История литературы двигается вперед по прерывистой, переломистой линии. Если выстроить в один ряд всех тех литературных святых, которые канонизованы, например, в России с XVII по XX столетие, то мы не получим линии, по которой можно было бы проследить историю развития литературных форм. То, что пишет Пушкин про Державина, не остро и не верно. Некрасов явно не идет от пушкинской традиции. Среди прозаиков Толстой также явно не происходит ни от Тургенева, ни от Гоголя, а Чехов не идет от Толстого.

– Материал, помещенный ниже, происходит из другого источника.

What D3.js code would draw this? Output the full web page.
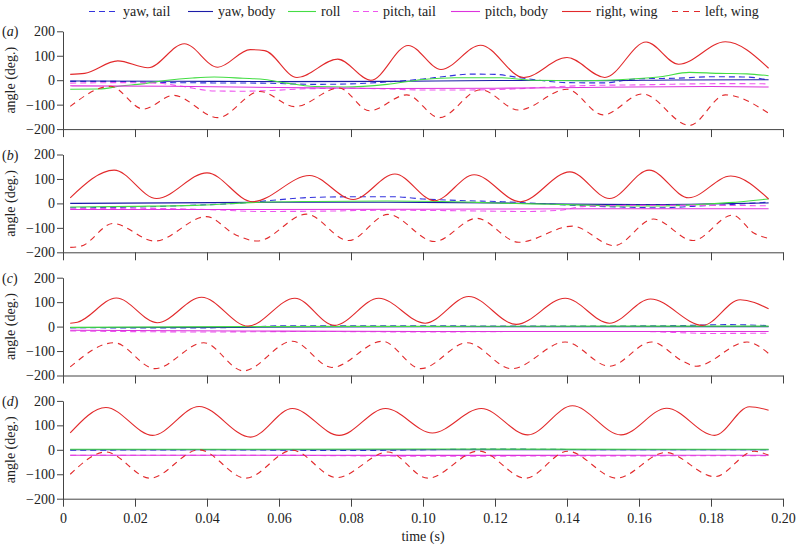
<!DOCTYPE html>
<html><head><meta charset="utf-8">
<script src="https://cdn.jsdelivr.net/npm/d3@7"></script>
<style>
html,body{margin:0;padding:0;background:#fff;}
#c, #c text { font-family: 'Liberation Serif', 'Times New Roman', Times, 'DejaVu Serif', serif !important; font-size: 14px; }
</style></head>
<body><svg id="c" width="796" height="546"></svg>
<script>
// ---- data ----
const panelLabels = ["a","b","c","d"];
const seriesNames = ["yaw, tail","yaw, body","roll","pitch, tail","pitch, body","right, wing","left, wing"];
const xTicks = [0,0.02,0.04,0.06,0.08,0.10,0.12,0.14,0.16,0.18,0.20];
const yTicks = [-200,-100,0,100,200];

// panel (a)
const yawTailA = [[0.002,-5],[0.015,-5],[0.025,-9],[0.04,-11],[0.055,-12],[0.07,-17],[0.08,-15],[0.09,-7],[0.1,5],[0.106,15],[0.113,25],[0.12,24],[0.126,12],[0.132,0],[0.14,-10],[0.15,-11],[0.16,6],[0.17,8],[0.18,14],[0.19,13],[0.196,0]];
const yawBodyA = [[0.002,-3],[0.03,-4],[0.06,-6],[0.09,-5],[0.12,-1],[0.15,-2],[0.17,1],[0.196,2]];
const rollA = [[0.002,-37],[0.01,-36],[0.016,-24],[0.022,-15],[0.029,0],[0.036,9],[0.042,13],[0.05,8],[0.056,3],[0.062,-12],[0.07,-26],[0.078,-28],[0.09,-17],[0.1,3],[0.109,10],[0.122,10],[0.13,0],[0.145,-2],[0.158,5],[0.166,14],[0.174,32],[0.182,28],[0.19,26],[0.196,18]];
const pitchTailA = [[0.002,-12],[0.015,-10],[0.026,-12],[0.033,-25],[0.042,-44],[0.05,-45],[0.058,-42],[0.068,-35],[0.08,-33],[0.09,-36],[0.1,-40],[0.11,-40],[0.125,-36],[0.135,-28],[0.145,-22],[0.16,-19],[0.175,-15],[0.186,-14],[0.196,-15]];
const pitchBodyA = [[0.002,-23],[0.03,-25],[0.06,-30],[0.09,-34],[0.12,-33],[0.15,-29],[0.18,-26],[0.196,-28]];
const rightWingA = [[0.002,24],[0.006,28],[0.0152,79],[0.0236,51],[0.0337,149],[0.043,53],[0.052,125],[0.056,121],[0.065,11],[0.0763,86],[0.0855,0],[0.0959,142],[0.105,44],[0.116,143],[0.128,11],[0.14,93],[0.1505,11],[0.162,156],[0.171,65],[0.184,157],[0.196,49]];
const leftWingA = [[0.002,-107],[0.0132,-25],[0.0223,-118],[0.0307,-62],[0.043,-153],[0.0547,-46],[0.0644,-108],[0.0767,-32],[0.0851,-125],[0.0955,-60],[0.1045,-153],[0.116,-39],[0.1266,-122],[0.14,-37],[0.15,-142],[0.161,-56],[0.174,-185],[0.184,-60],[0.196,-135]];

// panel (b)
const yawTailB = [[0.002,-18],[0.02,-15],[0.035,-8],[0.05,2],[0.06,15],[0.068,24],[0.08,27],[0.092,27],[0.1,18],[0.11,12],[0.122,7],[0.132,0],[0.142,-8],[0.155,-15],[0.166,-18],[0.175,-12],[0.185,-5],[0.196,5]];
const yawBodyB = [[0.002,0],[0.03,2],[0.06,5],[0.09,5],[0.12,2],[0.14,-3],[0.16,-5],[0.18,-2],[0.196,2]];
const rollB = [[0.002,-15],[0.02,-12],[0.038,-7],[0.055,5],[0.07,8],[0.09,10],[0.105,8],[0.115,4],[0.13,-2],[0.14,-5],[0.155,-10],[0.165,-10],[0.175,-6],[0.185,3],[0.196,18]];
const pitchTailB = [[0.002,-22],[0.02,-20],[0.04,-25],[0.055,-33],[0.07,-32],[0.09,-28],[0.11,-30],[0.128,-33],[0.138,-28],[0.145,-12],[0.16,-8],[0.18,-8],[0.196,-10]];
const pitchBodyB = [[0.002,-25],[0.05,-25],[0.1,-24],[0.15,-22],[0.196,-22]];
const rightWingB = [[0.002,23],[0.0142,136],[0.026,20],[0.04,125],[0.0527,7],[0.0685,114],[0.0806,16],[0.0922,120],[0.1032,11],[0.1142,117],[0.127,7],[0.1408,129],[0.1518,20],[0.1628,136],[0.1738,23],[0.1855,112],[0.196,18]];
const leftWingB = [[0.002,-180],[0.005,-175],[0.0139,-82],[0.0255,-154],[0.0398,-54],[0.048,-129],[0.054,-154],[0.0676,-44],[0.0793,-152],[0.0903,-45],[0.1032,-156],[0.1149,-61],[0.1266,-159],[0.1415,-93],[0.1531,-173],[0.164,-64],[0.175,-152],[0.186,-48],[0.192,-122],[0.196,-143]];

// panel (c)
const yawTailC = [[0.002,-4],[0.03,-6],[0.05,-3],[0.06,3],[0.1,3],[0.14,2],[0.17,4],[0.185,8],[0.196,4]];
const yawBodyC = [[0.002,-4],[0.05,-3],[0.1,0],[0.15,0],[0.196,0]];
const rollC = [[0.002,-3],[0.05,0],[0.1,1],[0.15,2],[0.196,2]];
const pitchTailC = [[0.002,-18],[0.04,-22],[0.07,-20],[0.1,-22],[0.13,-20],[0.16,-20],[0.18,-28],[0.196,-27]];
const pitchBodyC = [[0.002,-15],[0.05,-18],[0.1,-20],[0.15,-20],[0.196,-20]];
const rightWingC = [[0.002,14],[0.004,18],[0.0148,117],[0.0262,16],[0.0385,120],[0.0514,2],[0.0644,116],[0.0754,5],[0.0877,116],[0.1006,14],[0.1127,123],[0.1259,9],[0.1395,116],[0.1518,14],[0.1632,113],[0.1777,5],[0.1881,110],[0.196,73]];
const leftWingC = [[0.002,-165],[0.0142,-66],[0.0255,-172],[0.0391,-66],[0.0501,-181],[0.0637,-60],[0.0747,-167],[0.0887,-60],[0.0994,-172],[0.1123,-66],[0.1246,-172],[0.1395,-63],[0.1518,-162],[0.1635,-63],[0.1725,-144],[0.1758,-162],[0.19,-63],[0.196,-110]];

// panel (d)
const yawTailD = [[0.002,-2],[0.04,0],[0.08,-3],[0.12,3],[0.16,0],[0.196,0]];
const yawBodyD = [[0.002,0],[0.1,0],[0.196,0]];
const rollD = [[0.002,2],[0.1,3],[0.196,2]];
const pitchTailD = [[0.002,-22],[0.05,-22],[0.1,-26],[0.15,-25],[0.196,-24]];
const pitchBodyD = [[0.002,-22],[0.1,-23],[0.196,-22]];
const rightWingD = [[0.002,69],[0.0119,173],[0.0249,59],[0.0378,177],[0.0521,52],[0.0637,169],[0.0767,59],[0.0896,169],[0.1026,69],[0.1162,169],[0.1291,61],[0.1415,180],[0.155,61],[0.1677,170],[0.181,59],[0.1907,176],[0.196,162]];
const leftWingD = [[0.002,-100],[0.0119,-9],[0.0242,-116],[0.0378,0],[0.0508,-116],[0.0637,-2],[0.076,-114],[0.0903,-9],[0.1013,-116],[0.1155,-5],[0.1285,-116],[0.1402,-6],[0.1538,-116],[0.1674,-11],[0.181,-110],[0.192,-6],[0.196,-22]];

const panels = [
  [yawTailA,yawBodyA,rollA,pitchTailA,pitchBodyA,rightWingA,leftWingA],
  [yawTailB,yawBodyB,rollB,pitchTailB,pitchBodyB,rightWingB,leftWingB],
  [yawTailC,yawBodyC,rollC,pitchTailC,pitchBodyC,rightWingC,leftWingC],
  [yawTailD,yawBodyD,rollD,pitchTailD,pitchBodyD,rightWingD,leftWingD]
];

// ---- styles ----
const colors = ["#3333dd","#1c1ca8","#44dd44","#ee55ee","#dd33dd","#e2292b","#e2292b"];
const dashes = ["6,4",null,null,"6,4",null,null,"6,5"];

const svg = d3.select("#c");
const left = 63, right = 783, top0 = 31.3, step = 123.2, ph = 97.8;
const x = d3.scaleLinear().domain([0,0.2]).range([left,right]);
const axisColor = "#444";

panels.forEach((series,i)=>{
  const top = top0 + i*step;
  const y = d3.scaleLinear().domain([-200,200]).range([top+ph, top]);
  const g = svg.append("g");
  // y axis
  const ya = g.append("g").attr("transform",`translate(${left},0)`)
    .call(d3.axisLeft(y).tickValues(yTicks).tickSize(6).tickSizeOuter(0).tickPadding(2)
      .tickFormat(d=> d<0 ? "\u2212"+Math.abs(d) : d));
  ya.attr("font-family",null).attr("font-size",null);
  ya.select(".domain").attr("stroke",axisColor);
  ya.selectAll(".tick line").attr("stroke",axisColor);
  ya.selectAll("text").attr("fill","#222");
  // x axis
  const xa = g.append("g").attr("transform",`translate(0,${top+ph})`)
    .call(d3.axisBottom(x).tickValues(xTicks).tickSize(8).tickSizeOuter(0).tickPadding(6)
      .tickFormat(d=> i===3 ? (d===0 ? "0" : d3.format(".2f")(d)) : ""));
  xa.attr("font-family",null).attr("font-size",null);
  xa.select(".domain").attr("stroke",axisColor);
  xa.selectAll(".tick line").attr("stroke",axisColor);
  xa.selectAll("text").attr("fill","#222");
  // y label
  g.append("text").attr("transform",`translate(15,${top+ph/2}) rotate(-90)`)
    .attr("text-anchor","middle").attr("fill","#222").text("angle (deg.)");
  // panel label
  const pl = g.append("text").attr("x",2).attr("y",top+5).attr("fill","#222");
  pl.append("tspan").text("(");
  pl.append("tspan").attr("font-style","italic").text(panelLabels[i]);
  pl.append("tspan").text(")");
  // lines
  const line = d3.line().x(d=>x(d[0])).y(d=>y(d[1])).curve(d3.curveMonotoneX);
  series.forEach((s,k)=>{
    g.append("path").datum(s).attr("d",line).attr("fill","none")
      .attr("stroke",colors[k]).attr("stroke-width",1.1)
      .attr("stroke-dasharray",dashes[k]);
  });
});

// x label
svg.append("text").attr("x",(left+right)/2).attr("y",541).attr("text-anchor","middle")
  .attr("fill","#222").text("time (s)");

// legend
const legendX = [89,188,288,353,451,562,672];
const legendW = [29,25,28,25,29,29,28];
const lg = svg.append("g");
seriesNames.forEach((n,k)=>{
  lg.append("line").attr("x1",legendX[k]).attr("x2",legendX[k]+legendW[k]).attr("y1",11.5).attr("y2",11.5)
    .attr("stroke",colors[k]).attr("stroke-width",1.1).attr("stroke-dasharray",dashes[k]);
  lg.append("text").attr("x",legendX[k]+legendW[k]+5).attr("y",16).attr("fill","#222").text(n);
});
</script></body></html>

Эти разрывы происходят не потому, что между названными именами есть хронологические промежутки.

Нет, дело в том, что наследование при смене литературных школ идет не от отца к сыну, а от дяди к племяннику. Сперва развернем формулу. В каждую литературную эпоху существует не одна, а несколько литературных школ. Они существуют в литературе одновременно, причем одна из них представляет ее канонизированный гребень. Другие существуют не канонизованно, глухо, как существовала, например, при Пушкине державинская традиция в стихах Кюхельбекера и Грибоедова одновременно с традицией русского водевильного стиха и с рядом других традиций, как, например, чистая традиция авантюрного романа у Булгарина.

Пушкинская традиция не продолжалась за ним, то есть произошло явление того же типа, как отсутствие гениальных и остродаровитых детей у гениев.

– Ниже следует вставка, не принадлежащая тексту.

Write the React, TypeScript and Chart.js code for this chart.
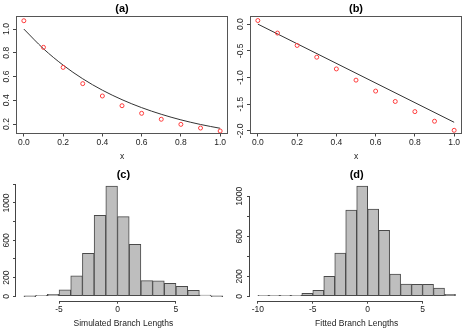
import React, { useEffect, useRef } from "react";
import { Chart, registerables } from "chart.js";

Chart.register(...registerables);

const FONT = '"Liberation Sans", Arial, Helvetica, sans-serif';
Chart.defaults.font.family = FONT;
Chart.defaults.color = "#222";

// ---------- Panel (a) ----------
const xGrid = [0, 0.1, 0.2, 0.3, 0.4, 0.5, 0.6, 0.7, 0.8, 0.9, 1.0];
const pointsA = [1.07, 0.846, 0.677, 0.54, 0.436, 0.354, 0.29, 0.24, 0.197, 0.166, 0.141];
const curveA = [1.0, 0.834, 0.696, 0.581, 0.485, 0.405, 0.338, 0.282, 0.235, 0.196, 0.164];
const xTicksAB = [0, 0.2, 0.4, 0.6, 0.8, 1.0];
const xTickLabelsAB = ["0.0", "0.2", "0.4", "0.6", "0.8", "1.0"];
const yTicksA = [0.2, 0.4, 0.6, 0.8, 1.0];
const yTickLabelsA = ["0.2", "0.4", "0.6", "0.8", "1.0"];

// ---------- Panel (b) ----------
const pointsB = [0.067, -0.168, -0.4, -0.62, -0.84, -1.05, -1.255, -1.45, -1.64, -1.82, -1.99];
const lineBX = [0, 1];
const lineBY = [0.0, -1.84];
const yTicksB = [0, -0.5, -1, -1.5, -2];
const yTickLabelsB = ["0.0", "-0.5", "-1.0", "-1.5", "-2.0"];

// ---------- Panel (c) ----------
const breaksC = [-8, -7, -6, -5, -4, -3, -2, -1, 0, 1, 2, 3, 4, 5, 6, 7, 8, 9];
const countsC = [0, 4, 20, 68, 218, 460, 868, 1182, 854, 557, 168, 165, 140, 107, 64, 14, 0];
const xTicksC = [-5, 0, 5];
const xTickLabelsC = ["-5", "0", "5"];
const yTicksC = [0, 200, 400, 600, 800, 1000, 1200];
const yTickLabelsC = ["0", "200", "", "600", "", "1000", ""];

// ---------- Panel (d) ----------
const breaksD = [-10, -9, -8, -7, -6, -5, -4, -3, -2, -1, 0, 1, 2, 3, 4, 5, 6, 7, 8];
const countsD = [1, 1, 3, 4, 30, 60, 200, 433, 863, 1103, 873, 660, 223, 123, 120, 120, 83, 20];
const xTicksD = [-10, -5, 0, 5];
const xTickLabelsD = ["-10", "-5", "0", "5"];
const yTicksD = [0, 200, 400, 600, 800, 1000];
const yTickLabelsD = ["0", "200", "", "600", "", "1000"];

const TICK_FONT = { size: 8.5 };
const AXIS_COLOR = "#444";

const setTicks = (vals: number[]) => (scale: any) => {
  scale.ticks = vals.map((v) => ({ value: v }));
};
const labelsFrom = (labels: string[]) => (_v: any, i: number) => labels[i];

const rAxesPlugin = {
  id: "rAxes",
  afterDraw(chart: any, _args: any, opts: any) {
    const { ctx, chartArea } = chart;
    ctx.save();
    ctx.strokeStyle = opts.color || AXIS_COLOR;
    ctx.lineWidth = 1;
    if (opts.mode === "box") {
      const l = Math.round(chartArea.left) + 0.5;
      const t = Math.round(chartArea.top) + 0.5;
      const r = Math.round(chartArea.right) - 0.5;
      const b = Math.round(chartArea.bottom) - 0.5;
      ctx.strokeRect(l, t, r - l, b - t);
    } else if (opts.mode === "partial") {
      const xs = chart.scales.x;
      const ys = chart.scales.y;
      const xt = xs.ticks;
      const yt = ys.ticks;
      const yb = Math.round(chartArea.bottom) + 0.5;
      ctx.beginPath();
      ctx.moveTo(xs.getPixelForValue(xt[0].value), yb);
      ctx.lineTo(xs.getPixelForValue(xt[xt.length - 1].value), yb);
      const xl = Math.round(chartArea.left) - 0.5;
      ctx.moveTo(xl, ys.getPixelForValue(yt[0].value));
      ctx.lineTo(xl, ys.getPixelForValue(yt[yt.length - 1].value));
      ctx.stroke();
    }
    ctx.restore();
  },
};

function xAxis(o: any) {
  return {
    type: "linear",
    min: o.min,
    max: o.max,
    offset: false,
    afterBuildTicks: setTicks(o.ticks),
    afterFit: (s: any) => {
      s.height = o.height;
    },
    ticks: {
      callback: labelsFrom(o.labels),
      autoSkip: false,
      maxRotation: 0,
      minRotation: 0,
      padding: o.labelPad,
      font: TICK_FONT,
      color: "#222",
    },
    grid: {
      display: true,
      drawOnChartArea: false,
      drawTicks: true,
      tickLength: 3,
      tickColor: AXIS_COLOR,
      color: AXIS_COLOR,
      lineWidth: 1,
      offset: false,
    },
    border: { display: false },
    title: {
      display: true,
      text: o.title,
      font: { size: 8.5 },
      color: "#222",
      padding: { top: 0, bottom: o.titlePad },
    },
  };
}

function yAxis(o: any) {
  return {
    type: "linear",
    min: o.min,
    max: o.max,
    afterBuildTicks: setTicks(o.ticks),
    afterFit: (s: any) => {
      s.width = o.width;
    },
    ticks: {
      callback: labelsFrom(o.labels),
      autoSkip: false,
      minRotation: 90,
      maxRotation: 90,
      crossAlign: "center",
      padding: o.labelPad,
      font: TICK_FONT,
      color: "#222",
    },
    grid: {
      display: true,
      drawOnChartArea: false,
      drawTicks: true,
      tickLength: 3,
      tickColor: AXIS_COLOR,
      color: AXIS_COLOR,
      lineWidth: 1,
    },
    border: { display: false },
  };
}

function titleOpts(text: string, top: number, bottom: number) {
  return {
    display: true,
    text,
    fullSize: false,
    font: { size: 11, weight: "bold" },
    color: "#000",
    padding: { top, bottom },
  };
}

function scatterConfig(o: any): any {
  return {
    type: "scatter",
    data: {
      datasets: [
        {
          data: xGrid.map((x, i) => ({ x, y: o.pts[i] })),
          showLine: false,
          pointRadius: 2,
          pointBorderWidth: 1,
          pointBorderColor: "#ff3b3b",
          pointBackgroundColor: "rgba(0,0,0,0)",
        },
        {
          data: o.lineX.map((x: number, i: number) => ({ x, y: o.lineY[i] })),
          showLine: true,
          borderColor: "#333",
          borderWidth: 1,
          pointRadius: 0,
          fill: false,
          cubicInterpolationMode: o.smooth ? "monotone" : "default",
        },
      ],
    },
    options: {
      responsive: false,
      animation: false,
      events: [],
      layout: { padding: { left: 0, right: o.rightPad, top: 0, bottom: 0 } },
      plugins: {
        legend: { display: false },
        tooltip: { enabled: false },
        title: titleOpts(o.title, 2.4, 0.4),
        rAxes: { mode: "box", color: "#555" },
      },
      scales: {
        x: xAxis({
          min: -0.04,
          max: 1.04,
          ticks: xTicksAB,
          labels: xTickLabelsAB,
          height: 31.5,
          labelPad: 1.4,
          title: "x",
          titlePad: 2.9,
        }),
        y: yAxis({
          min: o.yMin,
          max: o.yMax,
          ticks: o.yTicks,
          labels: o.yLabels,
          width: o.yWidth,
          labelPad: o.yLabelPad,
        }),
      },
    },
    plugins: [rAxesPlugin],
  };
}

function histConfig(o: any): any {
  const centers = o.breaks.slice(0, -1).map((b: number, i: number) => (b + o.breaks[i + 1]) / 2);
  return {
    type: "bar",
    data: {
      datasets: [
        {
          data: centers.map((x: number, i: number) => ({ x, y: o.counts[i] })),
          backgroundColor: "#bebebe",
          borderColor: "#4a4a4a",
          borderWidth: 1,
          borderSkipped: false,
          barPercentage: 1,
          categoryPercentage: 1,
          minBarLength: 1,
        },
      ],
    },
    options: {
      responsive: false,
      animation: false,
      events: [],
      layout: { padding: { left: 0, right: o.rightPad, top: 0, bottom: 0 } },
      plugins: {
        legend: { display: false },
        tooltip: { enabled: false },
        title: titleOpts(o.title, 3.4, 0),
        rAxes: { mode: "partial", color: AXIS_COLOR },
      },
      scales: {
        x: xAxis({
          min: o.xMin,
          max: o.xMax,
          ticks: o.xTicks,
          labels: o.xLabels,
          height: 30.3,
          labelPad: 0.4,
          title: o.xTitle,
          titlePad: 1.9,
        }),
        y: yAxis({
          min: o.yMin,
          max: o.yMax,
          ticks: o.yTicks,
          labels: o.yLabels,
          width: o.yWidth,
          labelPad: o.yLabelPad,
        }),
      },
    },
    plugins: [rAxesPlugin],
  };
}

function Panel(props: { left: number; top: number; width: number; height: number; make: () => any }) {
  const ref = useRef<HTMLCanvasElement>(null);
  useEffect(() => {
    const chart = new Chart(ref.current as HTMLCanvasElement, props.make());
    return () => chart.destroy();
  }, []);
  return (
    <canvas
      ref={ref}
      width={props.width}
      height={props.height}
      style={{ position: "absolute", left: props.left, top: props.top, width: props.width, height: props.height }}
    />
  );
}

export default function App() {
  return (
    <div style={{ position: "fixed", left: 0, top: 0, width: 467, height: 331, background: "#fff" }}>
      <Panel
        left={0}
        top={0}
        width={233}
        height={165}
        make={() =>
          scatterConfig({
            title: "(a)",
            pts: pointsA,
            lineX: xGrid,
            lineY: curveA,
            smooth: true,
            yMin: 0.12,
            yMax: 1.11,
            yTicks: yTicksA,
            yLabels: yTickLabelsA,
            yWidth: 16,
            yLabelPad: 0.3,
            rightPad: 3,
          })
        }
      />
      <Panel
        left={233}
        top={0}
        width={234}
        height={165}
        make={() =>
          scatterConfig({
            title: "(b)",
            pts: pointsB,
            lineX: lineBX,
            lineY: lineBY,
            smooth: false,
            yMin: -2.05,
            yMax: 0.152,
            yTicks: yTicksB,
            yLabels: yTickLabelsB,
            yWidth: 17,
            yLabelPad: -0.8,
            rightPad: 3,
          })
        }
      />
      <Panel
        left={0}
        top={165}
        width={233}
        height={166}
        make={() =>
          histConfig({
            title: "(c)",
            breaks: breaksC,
            counts: countsC,
            xMin: -8.68,
            xMax: 9.68,
            xTicks: xTicksC,
            xLabels: xTickLabelsC,
            xTitle: "Simulated Branch Lengths",
            yMin: -47.3,
            yMax: 1229.3,
            yTicks: yTicksC,
            yLabels: yTickLabelsC,
            yWidth: 16,
            yLabelPad: -2.9,
            rightPad: 2.3,
          })
        }
      />
      <Panel
        left={233}
        top={165}
        width={234}
        height={166}
        make={() =>
          histConfig({
            title: "(d)",
            breaks: breaksD,
            counts: countsD,
            xMin: -10.72,
            xMax: 8.72,
            xTicks: xTicksD,
            xLabels: xTickLabelsD,
            xTitle: "Fitted Branch Lengths",
            yMin: -44.1,
            yMax: 1147,
            yTicks: yTicksD,
            yLabels: yTickLabelsD,
            yWidth: 17,
            yLabelPad: -2.4,
            rightPad: 3.6,
          })
        }
      />
    </div>
  );
}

Но в это время в нижнем слое создаются новые формы взамен форм старого искусства, ощутимых уже не больше, чем грамматические формы в речи, ставшие из элементов художественной установки явлением служебным, внеощутимым. Младшая линия врывается на место старшей. <…> прямой наследник XVIII века Толстой создает новый роман (Борис Эйхенбаум), Блок канонизирует темы и темпы «цыганского романса», а Чехов вводит «Будильник» в русскую литературу. Достоевский возводит в литературную норму приемы бульварного романа. Каждая новая литературная школа – это революция, нечто вроде появления нового класса36.